▸ Your task
Retype the material that follows, keeping every word as it is.

▸ Given data
#####
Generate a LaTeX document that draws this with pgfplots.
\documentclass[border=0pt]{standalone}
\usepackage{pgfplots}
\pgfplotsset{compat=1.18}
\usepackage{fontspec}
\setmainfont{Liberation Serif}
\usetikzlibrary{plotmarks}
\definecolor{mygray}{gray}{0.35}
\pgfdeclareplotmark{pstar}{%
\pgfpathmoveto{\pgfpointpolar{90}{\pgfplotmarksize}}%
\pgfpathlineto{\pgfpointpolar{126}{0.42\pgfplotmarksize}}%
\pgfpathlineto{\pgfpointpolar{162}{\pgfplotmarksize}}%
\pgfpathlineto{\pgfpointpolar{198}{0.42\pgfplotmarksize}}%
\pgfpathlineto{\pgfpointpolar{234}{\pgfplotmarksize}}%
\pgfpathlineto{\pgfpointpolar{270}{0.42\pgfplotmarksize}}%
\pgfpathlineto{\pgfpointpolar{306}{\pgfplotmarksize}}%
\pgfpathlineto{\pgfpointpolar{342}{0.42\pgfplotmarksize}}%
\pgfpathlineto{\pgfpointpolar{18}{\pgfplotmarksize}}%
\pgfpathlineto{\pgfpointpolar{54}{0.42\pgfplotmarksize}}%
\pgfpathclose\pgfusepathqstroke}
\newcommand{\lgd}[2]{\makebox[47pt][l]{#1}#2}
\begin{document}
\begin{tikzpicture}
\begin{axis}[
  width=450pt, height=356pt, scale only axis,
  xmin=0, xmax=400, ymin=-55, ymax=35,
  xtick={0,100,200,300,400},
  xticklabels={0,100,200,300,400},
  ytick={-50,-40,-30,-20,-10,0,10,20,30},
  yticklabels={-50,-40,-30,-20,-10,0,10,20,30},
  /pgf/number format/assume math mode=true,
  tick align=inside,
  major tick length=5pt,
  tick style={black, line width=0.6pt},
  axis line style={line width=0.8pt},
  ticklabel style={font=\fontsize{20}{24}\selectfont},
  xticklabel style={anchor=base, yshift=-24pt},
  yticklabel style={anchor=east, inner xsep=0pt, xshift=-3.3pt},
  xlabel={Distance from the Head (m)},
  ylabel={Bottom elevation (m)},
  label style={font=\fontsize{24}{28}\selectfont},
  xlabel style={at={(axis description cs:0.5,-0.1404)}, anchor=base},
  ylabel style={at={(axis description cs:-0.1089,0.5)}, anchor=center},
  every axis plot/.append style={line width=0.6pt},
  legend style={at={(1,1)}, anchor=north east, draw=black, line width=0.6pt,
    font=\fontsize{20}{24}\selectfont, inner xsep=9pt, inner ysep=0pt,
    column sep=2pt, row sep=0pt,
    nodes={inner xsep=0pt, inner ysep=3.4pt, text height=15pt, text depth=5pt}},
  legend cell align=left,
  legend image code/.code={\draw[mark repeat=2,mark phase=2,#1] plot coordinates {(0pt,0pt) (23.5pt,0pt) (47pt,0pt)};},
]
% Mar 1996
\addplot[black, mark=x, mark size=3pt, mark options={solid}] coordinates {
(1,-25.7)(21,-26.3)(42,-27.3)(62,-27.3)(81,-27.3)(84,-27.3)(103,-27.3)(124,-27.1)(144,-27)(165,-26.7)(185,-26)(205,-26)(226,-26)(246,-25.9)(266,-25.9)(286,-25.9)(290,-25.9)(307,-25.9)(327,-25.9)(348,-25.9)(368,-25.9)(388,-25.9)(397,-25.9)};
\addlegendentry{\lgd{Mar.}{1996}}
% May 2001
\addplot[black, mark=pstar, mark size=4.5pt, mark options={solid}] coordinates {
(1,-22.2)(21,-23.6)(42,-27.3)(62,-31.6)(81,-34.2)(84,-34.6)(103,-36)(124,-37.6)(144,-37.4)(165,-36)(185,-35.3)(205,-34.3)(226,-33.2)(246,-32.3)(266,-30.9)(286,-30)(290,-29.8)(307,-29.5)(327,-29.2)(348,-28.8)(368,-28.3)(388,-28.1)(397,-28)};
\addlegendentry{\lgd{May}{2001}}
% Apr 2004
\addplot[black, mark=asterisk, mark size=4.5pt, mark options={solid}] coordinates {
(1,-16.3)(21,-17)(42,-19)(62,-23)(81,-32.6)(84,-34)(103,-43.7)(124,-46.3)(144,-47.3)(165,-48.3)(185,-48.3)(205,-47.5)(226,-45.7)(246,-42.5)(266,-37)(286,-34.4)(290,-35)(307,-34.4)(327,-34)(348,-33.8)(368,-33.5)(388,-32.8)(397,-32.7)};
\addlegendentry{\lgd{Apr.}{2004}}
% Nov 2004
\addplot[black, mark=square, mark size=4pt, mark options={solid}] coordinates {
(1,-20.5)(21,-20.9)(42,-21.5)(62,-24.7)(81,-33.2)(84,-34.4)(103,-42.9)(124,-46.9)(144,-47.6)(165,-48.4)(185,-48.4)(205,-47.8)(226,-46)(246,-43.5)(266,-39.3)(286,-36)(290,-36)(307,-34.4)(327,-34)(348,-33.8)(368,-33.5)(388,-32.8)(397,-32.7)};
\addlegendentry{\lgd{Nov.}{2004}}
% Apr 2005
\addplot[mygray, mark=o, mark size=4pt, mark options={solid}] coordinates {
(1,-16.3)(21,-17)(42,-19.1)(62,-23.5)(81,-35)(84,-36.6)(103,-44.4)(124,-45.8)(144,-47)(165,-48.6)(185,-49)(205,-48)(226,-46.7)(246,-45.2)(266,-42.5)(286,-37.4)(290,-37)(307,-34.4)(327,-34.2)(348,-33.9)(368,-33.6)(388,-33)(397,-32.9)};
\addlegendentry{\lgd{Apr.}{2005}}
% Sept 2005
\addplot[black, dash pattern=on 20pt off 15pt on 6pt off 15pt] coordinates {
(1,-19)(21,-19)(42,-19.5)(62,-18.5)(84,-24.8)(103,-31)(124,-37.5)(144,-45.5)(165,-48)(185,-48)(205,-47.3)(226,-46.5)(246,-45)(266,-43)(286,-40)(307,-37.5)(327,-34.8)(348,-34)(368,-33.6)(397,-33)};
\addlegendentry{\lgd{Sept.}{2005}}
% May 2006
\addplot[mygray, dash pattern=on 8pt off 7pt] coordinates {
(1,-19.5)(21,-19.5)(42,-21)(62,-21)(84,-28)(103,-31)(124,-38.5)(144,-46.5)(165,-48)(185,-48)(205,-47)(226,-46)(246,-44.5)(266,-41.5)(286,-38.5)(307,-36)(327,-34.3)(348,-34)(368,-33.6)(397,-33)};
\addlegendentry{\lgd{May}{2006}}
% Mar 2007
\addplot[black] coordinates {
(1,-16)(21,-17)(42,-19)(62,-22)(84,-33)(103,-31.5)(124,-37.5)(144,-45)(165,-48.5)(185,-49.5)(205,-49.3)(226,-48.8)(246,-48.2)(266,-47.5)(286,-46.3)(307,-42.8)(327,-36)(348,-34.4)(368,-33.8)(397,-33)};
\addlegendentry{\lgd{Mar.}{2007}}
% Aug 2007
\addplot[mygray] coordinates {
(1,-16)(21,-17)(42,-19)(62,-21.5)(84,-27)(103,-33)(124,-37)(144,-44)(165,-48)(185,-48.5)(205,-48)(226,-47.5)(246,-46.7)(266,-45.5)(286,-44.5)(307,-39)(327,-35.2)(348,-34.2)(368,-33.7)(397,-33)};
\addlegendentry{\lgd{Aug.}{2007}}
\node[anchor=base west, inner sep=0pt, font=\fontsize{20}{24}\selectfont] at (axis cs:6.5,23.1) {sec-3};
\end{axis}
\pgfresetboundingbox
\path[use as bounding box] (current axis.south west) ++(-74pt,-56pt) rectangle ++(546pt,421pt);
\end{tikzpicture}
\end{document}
#####
▸ Output
Generate a LaTeX document that draws this with pgfplots.
\documentclass[border=0pt]{standalone}
\usepackage{pgfplots}
\pgfplotsset{compat=1.18}
\usepackage{fontspec}
\setmainfont{Liberation Serif}
\usetikzlibrary{plotmarks}
\definecolor{mygray}{gray}{0.35}
\pgfdeclareplotmark{pstar}{%
\pgfpathmoveto{\pgfpointpolar{90}{\pgfplotmarksize}}%
\pgfpathlineto{\pgfpointpolar{126}{0.42\pgfplotmarksize}}%
\pgfpathlineto{\pgfpointpolar{162}{\pgfplotmarksize}}%
\pgfpathlineto{\pgfpointpolar{198}{0.42\pgfplotmarksize}}%
\pgfpathlineto{\pgfpointpolar{234}{\pgfplotmarksize}}%
\pgfpathlineto{\pgfpointpolar{270}{0.42\pgfplotmarksize}}%
\pgfpathlineto{\pgfpointpolar{306}{\pgfplotmarksize}}%
\pgfpathlineto{\pgfpointpolar{342}{0.42\pgfplotmarksize}}%
\pgfpathlineto{\pgfpointpolar{18}{\pgfplotmarksize}}%
\pgfpathlineto{\pgfpointpolar{54}{0.42\pgfplotmarksize}}%
\pgfpathclose\pgfusepathqstroke}
\newcommand{\lgd}[2]{\makebox[47pt][l]{#1}#2}
\begin{document}
\begin{tikzpicture}
\begin{axis}[
  width=450pt, height=356pt, scale only axis,
  xmin=0, xmax=400, ymin=-55, ymax=35,
  xtick={0,100,200,300,400},
  xticklabels={0,100,200,300,400},
  ytick={-50,-40,-30,-20,-10,0,10,20,30},
  yticklabels={-50,-40,-30,-20,-10,0,10,20,30},
  /pgf/number format/assume math mode=true,
  tick align=inside,
  major tick length=5pt,
  tick style={black, line width=0.6pt},
  axis line style={line width=0.8pt},
  ticklabel style={font=\fontsize{20}{24}\selectfont},
  xticklabel style={anchor=base, yshift=-24pt},
  yticklabel style={anchor=east, inner xsep=0pt, xshift=-3.3pt},
  xlabel={Distance from the Head (m)},
  ylabel={Bottom elevation (m)},
  label style={font=\fontsize{24}{28}\selectfont},
  xlabel style={at={(axis description cs:0.5,-0.1404)}, anchor=base},
  ylabel style={at={(axis description cs:-0.1089,0.5)}, anchor=center},
  every axis plot/.append style={line width=0.6pt},
  legend style={at={(1,1)}, anchor=north east, draw=black, line width=0.6pt,
    font=\fontsize{20}{24}\selectfont, inner xsep=9pt, inner ysep=0pt,
    column sep=2pt, row sep=0pt,
    nodes={inner xsep=0pt, inner ysep=3.4pt, text height=15pt, text depth=5pt}},
  legend cell align=left,
  legend image code/.code={\draw[mark repeat=2,mark phase=2,#1] plot coordinates {(0pt,0pt) (23.5pt,0pt) (47pt,0pt)};},
]
% Mar 1996
\addplot[black, mark=x, mark size=3pt, mark options={solid}] coordinates {
(1,-25.7)(21,-26.3)(42,-27.3)(62,-27.3)(81,-27.3)(84,-27.3)(103,-27.3)(124,-27.1)(144,-27)(165,-26.7)(185,-26)(205,-26)(226,-26)(246,-25.9)(266,-25.9)(286,-25.9)(290,-25.9)(307,-25.9)(327,-25.9)(348,-25.9)(368,-25.9)(388,-25.9)(397,-25.9)};
\addlegendentry{\lgd{Mar.}{1996}}
% May 2001
\addplot[black, mark=pstar, mark size=4.5pt, mark options={solid}] coordinates {
(1,-22.2)(21,-23.6)(42,-27.3)(62,-31.6)(81,-34.2)(84,-34.6)(103,-36)(124,-37.6)(144,-37.4)(165,-36)(185,-35.3)(205,-34.3)(226,-33.2)(246,-32.3)(266,-30.9)(286,-30)(290,-29.8)(307,-29.5)(327,-29.2)(348,-28.8)(368,-28.3)(388,-28.1)(397,-28)};
\addlegendentry{\lgd{May}{2001}}
% Apr 2004
\addplot[black, mark=asterisk, mark size=4.5pt, mark options={solid}] coordinates {
(1,-16.3)(21,-17)(42,-19)(62,-23)(81,-32.6)(84,-34)(103,-43.7)(124,-46.3)(144,-47.3)(165,-48.3)(185,-48.3)(205,-47.5)(226,-45.7)(246,-42.5)(266,-37)(286,-34.4)(290,-35)(307,-34.4)(327,-34)(348,-33.8)(368,-33.5)(388,-32.8)(397,-32.7)};
\addlegendentry{\lgd{Apr.}{2004}}
% Nov 2004
\addplot[black, mark=square, mark size=4pt, mark options={solid}] coordinates {
(1,-20.5)(21,-20.9)(42,-21.5)(62,-24.7)(81,-33.2)(84,-34.4)(103,-42.9)(124,-46.9)(144,-47.6)(165,-48.4)(185,-48.4)(205,-47.8)(226,-46)(246,-43.5)(266,-39.3)(286,-36)(290,-36)(307,-34.4)(327,-34)(348,-33.8)(368,-33.5)(388,-32.8)(397,-32.7)};
\addlegendentry{\lgd{Nov.}{2004}}
% Apr 2005
\addplot[mygray, mark=o, mark size=4pt, mark options={solid}] coordinates {
(1,-16.3)(21,-17)(42,-19.1)(62,-23.5)(81,-35)(84,-36.6)(103,-44.4)(124,-45.8)(144,-47)(165,-48.6)(185,-49)(205,-48)(226,-46.7)(246,-45.2)(266,-42.5)(286,-37.4)(290,-37)(307,-34.4)(327,-34.2)(348,-33.9)(368,-33.6)(388,-33)(397,-32.9)};
\addlegendentry{\lgd{Apr.}{2005}}
% Sept 2005
\addplot[black, dash pattern=on 20pt off 15pt on 6pt off 15pt] coordinates {
(1,-19)(21,-19)(42,-19.5)(62,-18.5)(84,-24.8)(103,-31)(124,-37.5)(144,-45.5)(165,-48)(185,-48)(205,-47.3)(226,-46.5)(246,-45)(266,-43)(286,-40)(307,-37.5)(327,-34.8)(348,-34)(368,-33.6)(397,-33)};
\addlegendentry{\lgd{Sept.}{2005}}
% May 2006
\addplot[mygray, dash pattern=on 8pt off 7pt] coordinates {
(1,-19.5)(21,-19.5)(42,-21)(62,-21)(84,-28)(103,-31)(124,-38.5)(144,-46.5)(165,-48)(185,-48)(205,-47)(226,-46)(246,-44.5)(266,-41.5)(286,-38.5)(307,-36)(327,-34.3)(348,-34)(368,-33.6)(397,-33)};
\addlegendentry{\lgd{May}{2006}}
% Mar 2007
\addplot[black] coordinates {
(1,-16)(21,-17)(42,-19)(62,-22)(84,-33)(103,-31.5)(124,-37.5)(144,-45)(165,-48.5)(185,-49.5)(205,-49.3)(226,-48.8)(246,-48.2)(266,-47.5)(286,-46.3)(307,-42.8)(327,-36)(348,-34.4)(368,-33.8)(397,-33)};
\addlegendentry{\lgd{Mar.}{2007}}
% Aug 2007
\addplot[mygray] coordinates {
(1,-16)(21,-17)(42,-19)(62,-21.5)(84,-27)(103,-33)(124,-37)(144,-44)(165,-48)(185,-48.5)(205,-48)(226,-47.5)(246,-46.7)(266,-45.5)(286,-44.5)(307,-39)(327,-35.2)(348,-34.2)(368,-33.7)(397,-33)};
\addlegendentry{\lgd{Aug.}{2007}}
\node[anchor=base west, inner sep=0pt, font=\fontsize{20}{24}\selectfont] at (axis cs:6.5,23.1) {sec-3};
\end{axis}
\pgfresetboundingbox
\path[use as bounding box] (current axis.south west) ++(-74pt,-56pt) rectangle ++(546pt,421pt);
\end{tikzpicture}
\end{document}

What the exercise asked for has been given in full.